My intuition would be to shuffle the ultimatum/dictator game labels, and go from there. The idea is that you want to destroy the connection between a real brain state and the condition label. I don’t think shuffling the behavioral variable will be have the same effect. But I’ve given this only a couple minutes’ thought.

Sebastian · July 11, 2018, 8:45am

Ok, thanks! Your comments have been very helpful. The only thing that is not entirely clear to me is how you get the cluster size null distribution. Would you have some could available that you would be willing to share that I could use as a guideline?

Thanks for your help!

effigies · July 11, 2018, 9:57pm

The only thing that is not entirely clear to me is how you get the cluster size null distribution.

If you can create an empirical map with clusters (e.g., by thresholding), then you should perform the exact same process, just starting with random individual subject maps.

You’re going to need to establish cluster size. On the surface, you can take connected subgraphs of the surface mesh as your cluster, and then choose a metric, e.g. vertex count or maximum geodesic distance between any pair of vertices in the cluster, etc. It’s probably worth thinking through a few different metrics. Volumetric clusters are generally simpler, as you can just take the number of voxels in the cluster, which directly corresponds to volume. I suspect there are tools for identifying clusters in the volume, but I can’t think of them off the top of my head.

Once you have a method for calculating the set of cluster sizes in a thresholded map, you simply apply that to each of your random group-level maps, and concatenate all the sizes into one array, which is a big pile of cluster sizes that have been found by chance. Supposing you have a sorted array of sizes hist and some target p value p:

n = len(hist)
threshold = hist[int(n * (1 - p))]

(That may be too liberal by one index… You should probably check my math.)

Would you have some could available that you would be willing to share that I could use as a guideline?

I can try to dig some up, but it may take me a little time. Maybe ping me in a week if I haven’t gotten back to you?

Sebastian · July 18, 2018, 3:35pm

Hi Chris,

Thanks for your help again. Have you been able to find the code?

Thanks,

Sebastian

effigies · July 18, 2018, 6:58pm

Hi, sorry, I’ve been in the hospital. I’ll try to get to this soon.

Sebastian · July 24, 2018, 8:42am

Oh, I am sorry to hear. I hope you will get well soon!

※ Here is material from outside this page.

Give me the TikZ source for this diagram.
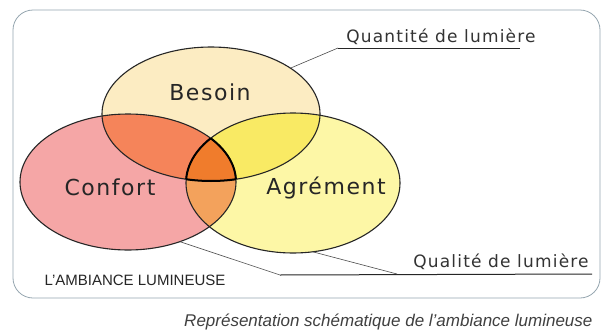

effigies · July 24, 2018, 2:29pm

Hi Sebastian,

I managed to dig up that code. It’s a bit hard to follow in the original files, just because the functions are spread over a few files and several analyses are represented in each. I’ve curated it here:

gist.github.com

https://gist.github.com/effigies/0267812074c8eb49492ac0584d6730c1

partial_permutation_testing.md

# Partially-parametric permutation testing

Cluster thresholding in multi-voxel pattern analysis (MVPA) is an open problem, as many figures of merit are possible, few
(if any) of which have been sufficiently analyzed to permit a parametric solution or a guarantee of compatibility with
pre-computed simulations. [Stelzer, et al. 2012](https://doi.org/10.1016/j.neuroimage.2012.09.063) represents probably the
most conservative approach, constructing voxel-wise and then cluster-wise null distributions at the group level, based on
permuting the training labels at the individual level.

In [Mapping the cortical representation of speech sounds in a syllable repetition
task](https://doi.org/10.1016/j.neuroimage.2016.07.023), we adapted this approach to skip the voxel-wise null distribution,

This file has been truncated. show original

Some of it can be taken whole, while other functions will need adapting to be usable on a different computer or different study, but it should be enough to follow along and compare to your attempts.

Sebastian · August 8, 2018, 1:19pm

Thank you very much!!